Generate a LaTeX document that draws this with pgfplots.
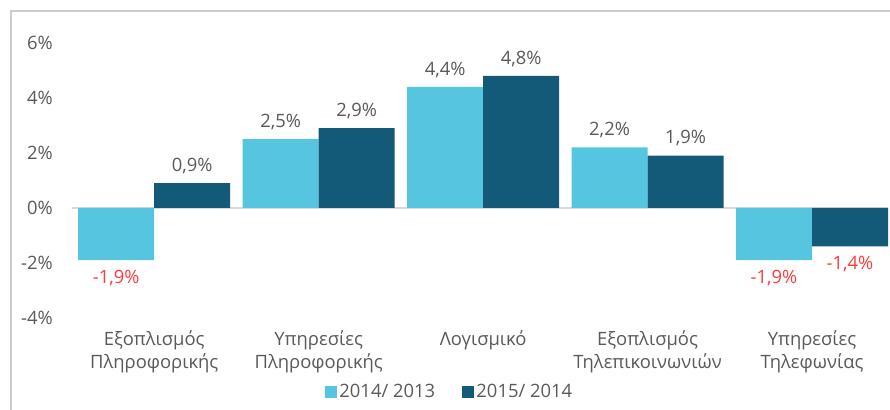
\documentclass[border=0pt]{standalone}
\usepackage{fontspec}
\setmainfont{Open Sans}
\usepackage{pgfplots}
\pgfplotsset{compat=1.18}
\definecolor{lightb}{HTML}{55C5E0}
\definecolor{darkb}{HTML}{135A78}
\definecolor{txt}{HTML}{595959}
\definecolor{negred}{HTML}{FF3B3B}
\definecolor{framec}{HTML}{CCCCCC}
\definecolor{zeroc}{HTML}{D9D9D9}
\begin{document}
\fontsize{13.8pt}{17.25pt}\selectfont
\begin{tikzpicture}
\useasboundingbox (-54pt,-69pt) rectangle (613.5pt,238.5pt);
\draw[framec, line width=1.1pt] (-45.75pt,-69pt) -- (-45.75pt,230.25pt) -- (613.5pt,230.25pt);
\begin{axis}[
  at={(0pt,0pt)}, anchor=south west,
  scale only axis, width=612pt, height=206.25pt,
  ymin=-4, ymax=6, ytick={-4,-2,...,6},
  xmin=-0.5, xmax=4.462,
  axis line style={draw=none},
  major tick length=0pt,
  tick style={draw=none},
  ybar=0pt, bar width=57pt,
  xtick={0,1,2,3,4},
  xticklabels={{Εξοπλισμός\\Πληροφορικής},{Υπηρεσίες\\Πληροφορικής},{Λογισμικό},{Εξοπλισμός\\Τηλεπικοινωνιών},{Υπηρεσίες\\Τηλεφωνίας}},
  xticklabel style={anchor=north, inner sep=0pt, yshift=-9pt, align=center, text=txt, font=\fontsize{13.8pt}{17.25pt}\selectfont},
  yticklabel={\pgfmathprintnumber[fixed,precision=0]{\tick}\%},
  yticklabel style={anchor=east, inner sep=0pt, xshift=-14.25pt, text=txt, font=\fontsize{13.8pt}{17.25pt}\selectfont},
  /pgf/number format/assume math mode=true,
  extra y ticks={0}, extra y tick labels={},
  extra y tick style={grid=major, grid style={zeroc, line width=1.5pt}},
  nodes near coords={\pgfmathfloatifflags{\pgfplotspointmeta}{-}{\color{negred}}{\color{txt}}\pgfmathprintnumber[fixed,fixed zerofill,precision=1,use comma]{\pgfplotspointmeta}\%},
  nodes near coords align=vertical,
  every node near coord/.append style={inner sep=7pt, font=\fontsize{13.8pt}{17.25pt}\selectfont},
  legend style={at={(rel axis cs:0.463,-0.269)}, anchor=center, draw=none, fill=none,
    legend columns=-1, text=txt, font=\fontsize{13.8pt}{17.25pt}\selectfont,
    /tikz/every even column/.append style={column sep=18pt}},
  legend image code/.code={\fill[#1] (0pt,-4.5pt) rectangle (9pt,4.5pt);},
]
\addplot[fill=lightb, draw=none] coordinates {(0,-1.9) (1,2.5) (2,4.4) (3,2.2) (4,-1.9)};
\addplot[fill=darkb, draw=none] coordinates {(0,0.9) (1,2.9) (2,4.8) (3,1.9) (4,-1.4)};
\legend{2014/ 2013, 2015/ 2014}
\end{axis}
\end{tikzpicture}
\end{document}
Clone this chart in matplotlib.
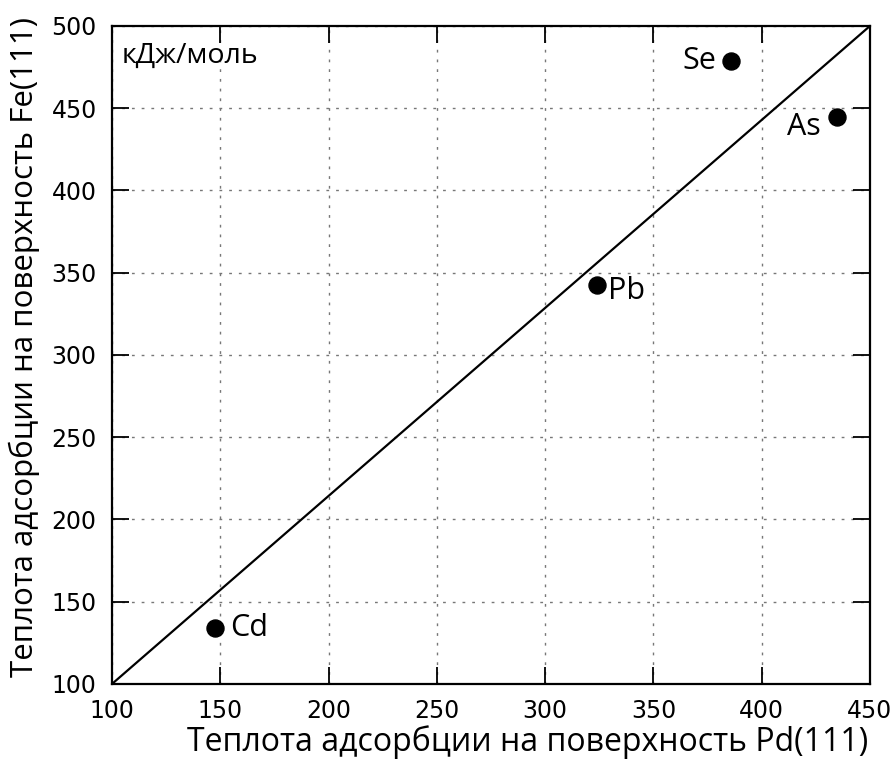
import matplotlib
matplotlib.use("Agg")
import matplotlib.pyplot as plt

elements = ["Cd", "Pb", "Se", "As"]
heat_pd = [147.6, 324, 386, 435]
heat_fe = [134, 342.5, 478.5, 444.5]
diag_x = [100, 450]
diag_y = [100, 500]
xticks = [100, 150, 200, 250, 300, 350, 400, 450]
yticks = [100, 150, 200, 250, 300, 350, 400, 450, 500]

label_offsets = {"Cd": (11, 0, "left"), "Pb": (8, -4, "left"),
                 "Se": (-11, 0, "right"), "As": (-12, -7, "right")}

fig = plt.figure(figsize=(8.95, 7.62), dpi=100)
ax = fig.add_axes([0.1251, 0.1024, 0.8469, 0.8635])

ax.plot(diag_x, diag_y, color="black", lw=1.6)
ax.scatter(heat_pd, heat_fe, s=150, color="black", zorder=3)
for name, x, y in zip(elements, heat_pd, heat_fe):
    dx, dy, ha = label_offsets[name]
    ax.annotate(name, (x, y), xytext=(dx, dy), textcoords="offset points",
                ha=ha, va="center", fontsize=22, family="Open Sans")

ax.text(0.013, 0.955, "кДж/моль", transform=ax.transAxes, fontsize=20.5,
        family="Open Sans", ha="left", va="center")

ax.set_xlim(100, 450)
ax.set_ylim(100, 500)
ax.set_xticks(xticks)
ax.set_yticks(yticks)
ax.tick_params(direction="in", length=12, width=1.3, top=True, right=True,
               labelsize=17, pad=11)
for lab in ax.get_xticklabels() + ax.get_yticklabels():
    lab.set_family("DejaVu Sans")
ax.grid(True, color="#777777", linestyle=(0, (2, 5)), lw=1)
for s in ax.spines.values():
    s.set_linewidth(1.6)

ax.set_xlabel("Теплота адсорбции на поверхность Pd(111)", fontsize=23,
              family="Open Sans")
ax.set_ylabel("Теплота адсорбции на поверхность Fe(111)", fontsize=22.5,
              family="Open Sans")
ax.xaxis.set_label_coords(0.549, -0.088)
ax.xaxis.label.set_va("center")
ax.yaxis.set_label_coords(-0.115, 0.512)
ax.yaxis.label.set_va("center")

fig.savefig("out.png", dpi=100)
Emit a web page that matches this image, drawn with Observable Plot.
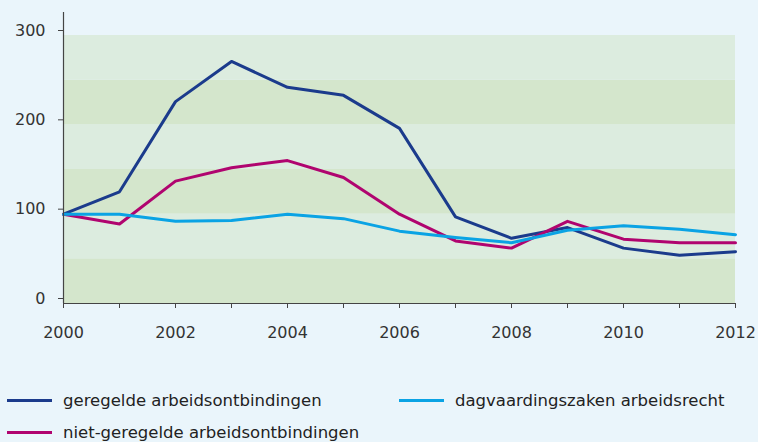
<!DOCTYPE html>
<html><head><meta charset="utf-8">
<script src="https://cdn.jsdelivr.net/npm/d3@7"></script>
<script src="https://cdn.jsdelivr.net/npm/@observablehq/plot@0.6"></script>
<style>
body{margin:0;background:#eaf5fb;font-family:"DejaVu Sans",sans-serif;}
#legend{position:relative;height:72px;font-size:16.5px;color:#222;}
.item{position:absolute;display:flex;align-items:center;white-space:nowrap;}
.sw{width:45px;height:3px;margin-right:11px;}
</style></head><body>
<div id="chart"></div>
<div id="legend"></div>
<script>
const years = [2000,2001,2002,2003,2004,2005,2006,2007,2008,2009,2010,2011,2012];
const geregelde = [100,125,226,271,242,233,196,97,73,85,62,54,58];
const nietGeregelde = [100,89,137,152,160,141,100,70,62,92,72,68,68];
const dagvaarding = [100,100,92,93,100,95,81,74,68,82,87,83,77];
const seriesNames = ["geregelde arbeidsontbindingen","niet-geregelde arbeidsontbindingen","dagvaardingszaken arbeidsrecht"];
const seriesColors = ["#1b3b8c","#b0046f","#0aa3e4"];
const yTicks = [0,100,200,300];
const bandEdges = [0,50,100,150,200,250,300];

const allSeries = [geregelde, nietGeregelde, dagvaarding];
const rows = [];
allSeries.forEach((vals,i)=>vals.forEach((v,j)=>rows.push({year:years[j],value:v,series:seriesNames[i]})));
const bands = bandEdges.slice(0,-1).map((b,i)=>({y1:b,y2:bandEdges[i+1],dark:i%2===0}));

const chart = Plot.plot({
  width:758, height:370,
  marginLeft:63, marginRight:23, marginTop:12, marginBottom:67,
  style:{background:"transparent",fontFamily:"'DejaVu Sans',sans-serif",fontSize:"16px",color:"#333"},
  x:{domain:[2000,2012],label:null},
  y:{domain:[0,300*291/268],label:null},
  color:{domain:seriesNames,range:seriesColors},
  marks:[
    Plot.rectY(bands,{x1:years[0],x2:years[years.length-1],y1:"y1",y2:"y2",fill:d=>d.dark?"#d4e6cc":"#dcecdf"}),
    Plot.line(rows,{x:"year",y:"value",stroke:"series",strokeWidth:3,z:"series"}),
    Plot.ruleX([years[0]],{stroke:"#444",strokeWidth:1.2}),
    Plot.ruleY([0],{stroke:"#444",strokeWidth:1.2}),
    Plot.axisX({ticks:years,tickSize:5,tickFormat:d=>d%2===0?String(d):"",tickPadding:18,stroke:"#444",fill:"#333",label:null}),
    Plot.axisY({ticks:yTicks,tickSize:5,tickPadding:13,dy:-5,stroke:"#444",fill:"#333",label:null})
  ]
});
document.getElementById("chart").appendChild(chart);

const legend = document.getElementById("legend");
const pos = [[7,30],[399,30],[7,62]];
const order = [0,2,1];
order.forEach((si,k)=>{
  const it = document.createElement("div");
  it.className="item";
  it.style.left=pos[k][0]+"px"; it.style.top=(pos[k][1]-11)+"px"; it.style.height="22px";
  it.innerHTML=`<span class="sw" style="background:${seriesColors[si]}"></span><span>${seriesNames[si]}</span>`;
  legend.appendChild(it);
});
</script></body></html>
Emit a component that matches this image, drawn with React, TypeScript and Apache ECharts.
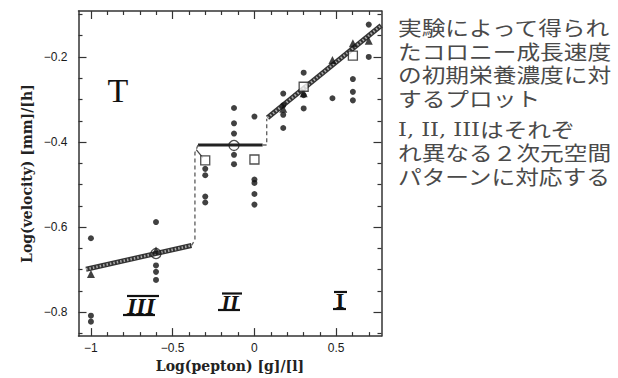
import React, { useEffect, useRef } from 'react';
import * as echarts from 'echarts';

// Axis ticks / labels
const xMajor = [-1, -0.5, 0, 0.5];
const xMinor = [-0.9, -0.8, -0.7, -0.6, -0.4, -0.3, -0.2, -0.1, 0.1, 0.2, 0.3, 0.4, 0.6, 0.7];
const yMajor = [-0.8, -0.6, -0.4, -0.2];
const yMinor = [-0.85, -0.75, -0.7, -0.65, -0.55, -0.5, -0.45, -0.35, -0.3, -0.25, -0.15, -0.1];

// Measurements: [log(pepton), log(velocity)]
const dots: number[][] = [
  [-1, -0.626], [-1, -0.808], [-1, -0.822],
  [-0.602, -0.588], [-0.602, -0.69], [-0.602, -0.705], [-0.602, -0.724],
  [-0.301, -0.463], [-0.301, -0.478], [-0.301, -0.528], [-0.301, -0.542],
  [-0.125, -0.32], [-0.125, -0.356], [-0.125, -0.38], [-0.125, -0.43], [-0.125, -0.452],
  [0, -0.34], [0, -0.488], [0, -0.496], [0, -0.522], [0, -0.547],
  [0.176, -0.286], [0.176, -0.314], [0.176, -0.336], [0.176, -0.367],
  [0.301, -0.237], [0.301, -0.29], [0.301, -0.321],
  [0.477, -0.297],
  [0.602, -0.252], [0.602, -0.282], [0.602, -0.302],
  [0.699, -0.124], [0.699, -0.2],
];
const openSquares: number[][] = [
  [-0.301, -0.443], [0, -0.441], [0.301, -0.27], [0.602, -0.197],
];
const openCircles: number[][] = [
  [-0.602, -0.662], [-0.125, -0.408],
];
const triangles: number[][] = [
  [-1, -0.71], [-0.602, -0.655], [0.176, -0.322], [0.301, -0.285],
  [0.477, -0.207], [0.602, -0.168], [0.699, -0.162],
];

// Fitted segments for the three pattern regions
const fitIII: number[][] = [[-1.03, -0.699], [-0.385, -0.643]];
const fitII: number[][] = [[-0.345, -0.407], [0.05, -0.407]];
const fitI: number[][] = [[0.08, -0.343], [0.775, -0.126]];
const connectorA: number[][] = [[-0.385, -0.643], [-0.364, -0.63], [-0.364, -0.425], [-0.345, -0.407]];
const connectorB: number[][] = [[0.05, -0.407], [0.075, -0.407], [0.075, -0.345]];
const kinkStroke: number[][] = [[-0.356, -0.418], [-0.315, -0.437]];

const textBlock1 = ['実験によって得られ', 'たコロニー成長速度', 'の初期栄養濃度に対', 'するプロット'];
const textBlock2 = ['{r|I, II, III}はそれぞ', 'れ異なる２次元空間', 'パターンに対応する'];

const X_MIN = -1.076, X_MAX = 0.777, Y_MIN = -0.856, Y_MAX = -0.092;
const fmt = (v: number) => String(v).replace('-', '−');
const AX = '#333';
const nameStyle = { fontFamily: 'DejaVu Serif', fontSize: 14, fontWeight: 'bold', color: '#222' };
const labelStyle = { fontFamily: 'Liberation Sans', fontSize: 12, color: '#1a1a1a' };

function xAxisDef(position: 'top' | 'bottom', ticks: number[], len: number, labels: boolean, line: boolean, name?: string) {
  return {
    type: 'value', position, min: X_MIN, max: X_MAX,
    name: name || '', nameLocation: 'middle', nameGap: 19,
    nameTextStyle: nameStyle,
    axisLine: { show: line, onZero: false, lineStyle: { color: AX, width: 1.5 } },
    axisTick: { show: true, inside: true, length: len, customValues: ticks, lineStyle: { color: AX, width: 1.2 } },
    axisLabel: labels
      ? { show: true, customValues: ticks, formatter: fmt, margin: 6, ...labelStyle }
      : { show: false },
    splitLine: { show: false },
  };
}
function yAxisDef(position: 'left' | 'right', ticks: number[], len: number, labels: boolean, line: boolean, name?: string) {
  return {
    type: 'value', position, min: Y_MIN, max: Y_MAX,
    name: name || '', nameLocation: 'middle', nameGap: 45,
    nameTextStyle: nameStyle,
    axisLine: { show: line, onZero: false, lineStyle: { color: AX, width: 1.5 } },
    axisTick: { show: true, inside: true, length: len, customValues: ticks, lineStyle: { color: AX, width: 1.2 } },
    axisLabel: labels
      ? { show: true, customValues: ticks, formatter: fmt, margin: 11, ...labelStyle }
      : { show: false },
    splitLine: { show: false },
  };
}

function hatched(data: number[][]) {
  return [
    { type: 'line', data, symbol: 'none', z: 2, lineStyle: { color: '#333', width: 5 } },
    { type: 'line', data, symbol: 'none', z: 3, lineStyle: { color: '#aaa', width: 2.5, type: [1.5, 2] } },
  ];
}

export default function App() {
  const ref = useRef<HTMLDivElement>(null);
  useEffect(() => {
    if (!ref.current) return;
    const chart = echarts.init(ref.current, null, { renderer: 'svg' });
    const serif = 'Liberation Serif';
    const jp = 'Noto Sans CJK JP';
    const bar = (x1: number, y1: number, x2: number, y2: number) => ({
      type: 'line', shape: { x1, y1, x2, y2 }, style: { stroke: '#111', lineWidth: 2.2 }, z: 10,
    });
    chart.setOption({
      animation: false,
      backgroundColor: '#fff',
      grid: { left: 78.5, right: 236.5, top: 11, bottom: 37, containLabel: false },
      xAxis: [
        xAxisDef('bottom', xMajor, 8, true, true, 'Log(pepton) [g]/[l]'),
        xAxisDef('bottom', xMinor, 4, false, false),
        xAxisDef('top', xMajor, 8, false, true),
        xAxisDef('top', xMinor, 4, false, false),
      ],
      yAxis: [
        yAxisDef('left', yMajor, 8, true, true, 'Log(velocity) [mm]/[h]'),
        yAxisDef('left', yMinor, 4, false, false),
        yAxisDef('right', yMajor, 8, false, true),
        yAxisDef('right', yMinor, 4, false, false),
      ],
      series: [
        ...hatched(fitIII),
        ...hatched(fitI),
        { type: 'line', data: fitII, symbol: 'none', z: 2, lineStyle: { color: '#222', width: 3 } },
        { type: 'line', data: connectorA, symbol: 'none', z: 2, lineStyle: { color: '#666', width: 1.4, type: [4, 3] } },
        { type: 'line', data: connectorB, symbol: 'none', z: 2, lineStyle: { color: '#666', width: 1.4, type: [4, 3] } },
        { type: 'line', data: kinkStroke, symbol: 'none', z: 2, lineStyle: { color: '#444', width: 1.2 } },
        { type: 'scatter', data: dots, symbol: 'circle', symbolSize: 6, z: 5, itemStyle: { color: '#111' } },
        { type: 'scatter', data: triangles, symbol: 'triangle', symbolSize: 8, z: 6, itemStyle: { color: '#111' } },
        { type: 'scatter', data: openSquares, symbol: 'rect', symbolSize: 9, z: 7,
          itemStyle: { color: '#fff', borderColor: '#222', borderWidth: 1.3 } },
        { type: 'scatter', data: openCircles, symbol: 'circle', symbolSize: 10, z: 7,
          itemStyle: { color: 'rgba(0,0,0,0)', borderColor: '#222', borderWidth: 1.3 } },
      ],
      graphic: [
        { type: 'text', x: 118, y: 90, z: 10, style: { text: 'T', fontFamily: serif, fontSize: 34, fill: '#111', align: 'center', verticalAlign: 'middle' } },
        { type: 'text', x: 141, y: 306, z: 10, style: { text: 'III', fontFamily: serif, fontStyle: 'italic', fontWeight: 'bold', fontSize: 24, fill: '#111', align: 'center', verticalAlign: 'middle' } },
        bar(127, 296, 159, 296), bar(123, 315, 155, 315),
        { type: 'text', x: 230, y: 302, z: 10, style: { text: 'II', fontFamily: serif, fontStyle: 'italic', fontWeight: 'bold', fontSize: 22, fill: '#111', align: 'center', verticalAlign: 'middle' } },
        bar(222, 293.5, 242, 293.5), bar(218, 310, 240, 310),
        { type: 'text', x: 340, y: 300.5, z: 10, style: { text: 'I', fontFamily: serif, fontWeight: 'bold', fontSize: 22, fill: '#111', align: 'center', verticalAlign: 'middle' } },
        bar(334, 292, 347, 292), bar(333, 309, 346, 309),
        { type: 'text', x: 398, y: 16, scaleX: 1.185, z: 10,
          style: { text: textBlock1.join('\n'), fontFamily: jp, fontSize: 20, lineHeight: 23.4, fill: '#4a4a4a', verticalAlign: 'top' } },
        { type: 'text', x: 398, y: 117.6, scaleX: 1.185, z: 10,
          style: { text: textBlock2.join('\n'), fontFamily: jp, fontSize: 20, lineHeight: 23.4, fill: '#4a4a4a', verticalAlign: 'top',
            rich: { r: { fontFamily: 'DejaVu Serif', fontSize: 19, lineHeight: 23.4, fill: '#4a4a4a' } } } },
      ],
    });
    return () => chart.dispose();
  }, []);
  return <div ref={ref} style={{ position: 'fixed', left: 0, top: 0, width: 618, height: 378, background: '#fff' }} />;
}
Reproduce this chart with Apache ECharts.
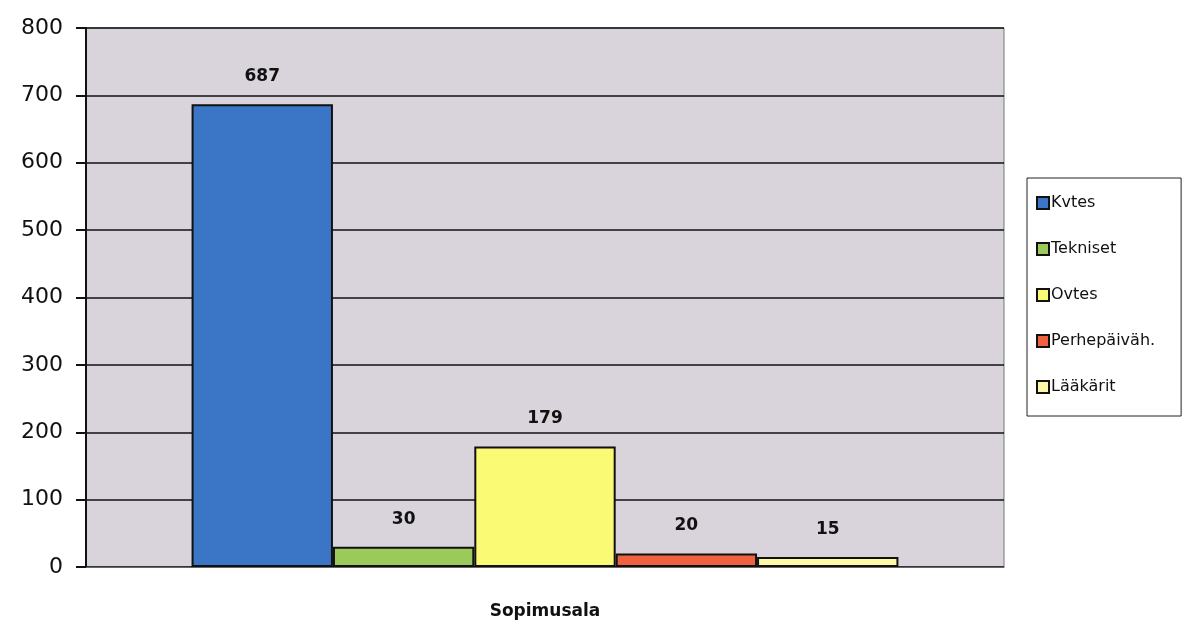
───
--- Work required ---
Write out again exactly the lines above from the one with "Clone this chart in matplotlib." through the one with "s.set_linewidth(1.6)", adding no other lines and no pictures.

--- Exercise response ---
Clone this chart in matplotlib.
import matplotlib
matplotlib.use("Agg")
import matplotlib.pyplot as plt

elements = ["Cd", "Pb", "Se", "As"]
heat_pd = [147.6, 324, 386, 435]
heat_fe = [134, 342.5, 478.5, 444.5]
diag_x = [100, 450]
diag_y = [100, 500]
xticks = [100, 150, 200, 250, 300, 350, 400, 450]
yticks = [100, 150, 200, 250, 300, 350, 400, 450, 500]

label_offsets = {"Cd": (11, 0, "left"), "Pb": (8, -4, "left"),
                 "Se": (-11, 0, "right"), "As": (-12, -7, "right")}

fig = plt.figure(figsize=(8.95, 7.62), dpi=100)
ax = fig.add_axes([0.1251, 0.1024, 0.8469, 0.8635])

ax.plot(diag_x, diag_y, color="black", lw=1.6)
ax.scatter(heat_pd, heat_fe, s=150, color="black", zorder=3)
for name, x, y in zip(elements, heat_pd, heat_fe):
    dx, dy, ha = label_offsets[name]
    ax.annotate(name, (x, y), xytext=(dx, dy), textcoords="offset points",
                ha=ha, va="center", fontsize=22, family="Open Sans")

ax.text(0.013, 0.955, "кДж/моль", transform=ax.transAxes, fontsize=20.5,
        family="Open Sans", ha="left", va="center")

ax.set_xlim(100, 450)
ax.set_ylim(100, 500)
ax.set_xticks(xticks)
ax.set_yticks(yticks)
ax.tick_params(direction="in", length=12, width=1.3, top=True, right=True,
               labelsize=17, pad=11)
for lab in ax.get_xticklabels() + ax.get_yticklabels():
    lab.set_family("DejaVu Sans")
ax.grid(True, color="#777777", linestyle=(0, (2, 5)), lw=1)
for s in ax.spines.values():
    s.set_linewidth(1.6)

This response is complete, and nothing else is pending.